Zjarie walks in the front door, and LMM promptly calls out to her if she wants to see 'Chicken", before I can call out a warning, Zjarie is hit with a stream of water that landed in the middle of her forehead. Turn of the feet and head flicked backwards Zjarie with a acerbic bitterness spits out  the word 'Nice' between gritted teeth. Marching into the office where the droplets of water are spilling down her front, she contritely says, "I didn't know the 2 of you had it in you. You've bred a sharp shooter!" She closes her own door not with a bang or a thud, but it did close with a 'do not disturb' edge to it. In the background demonic shrills of victorious laughter emanate from the bathroom.
Hair wash time, joy. At least by now she is as wet as the rest of the bathroom. With a stern police like voice "Drop Chicken down!" I enjoy washing her hair, because for a few moments she is still. With stealth she waits for a moment of mumnesia to set in to attack. Out of nowhere a stream of water erupts from the bath skyward, it curves back down and lands on top of my head. Like a waterfall it finds the lowest route, down the side of my face, down the neck, underneath my top till it pools inside my bra. With soapy hands I am powerless to stop the ticklish trickle, another burst of demonic laughter follows.
Ritch, now back from bowling, is far more cunning, he waits until this time to steal past the bathroom to the kitchen to make evening snack #12. Ritch is at that teenage age where his stomach never ceases to be satisfied, his tall, lithe, lanky body defies the odds of copious food consumption.
With the hair washing chore now done, its onto the more ominous task of extricating her from the bath itself. This takes just as long as it did getting her in. Armed with Chicken,  her continuous hail of water streams force me to retreat back behind the door. I cackle myself with laughter as I do have one weapon of defence, her towel. I hold her towel lengthways to armour my body and make my way back into the bathroom. She hates being dried with a wet towel. Surrender is her final option.
Getting dressed is her cuddle smooch time, a remarkably smooth, efficient part of bath time.  I have to 'sniff' her hair with deep animated breaths and tell her she smells like a beautiful rose, which she in fact does. We wipe down the bathroom together, replace upturned bathroom paraphernalia. The battle is over.

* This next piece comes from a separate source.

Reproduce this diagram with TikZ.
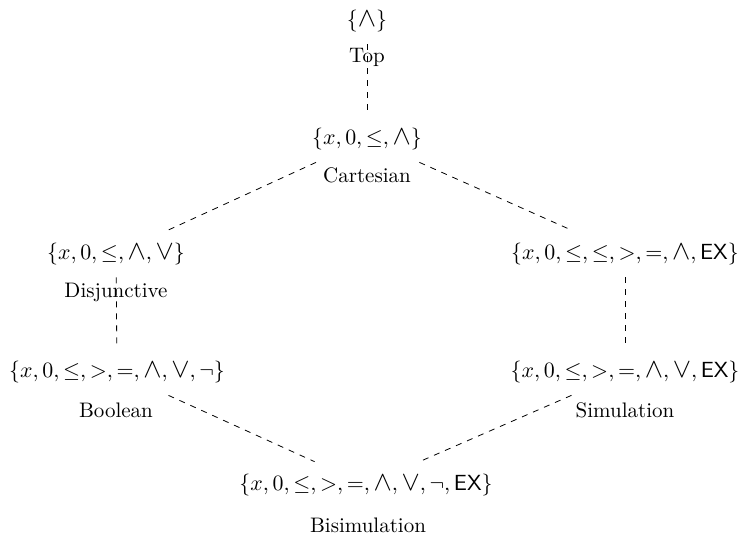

Our bathroom thanks to LMM's efforts, will for quite a while, be the most freshly washed room in the house.

I have tried the serious, 'it's bath time not fun time' approach, even removing Chicken, but I wasn't 'toilet trained at gunpoint' enough to pull off such a conservative anally retentive attitude with conviction. I know from experience the bath time drama is actually a mask for interaction, engagement and bonding. A ruse to drum up quality time. Sadly, there will come a day she will grow out of it, as children have this really bad habit of growing up. I am not looking forward to that day.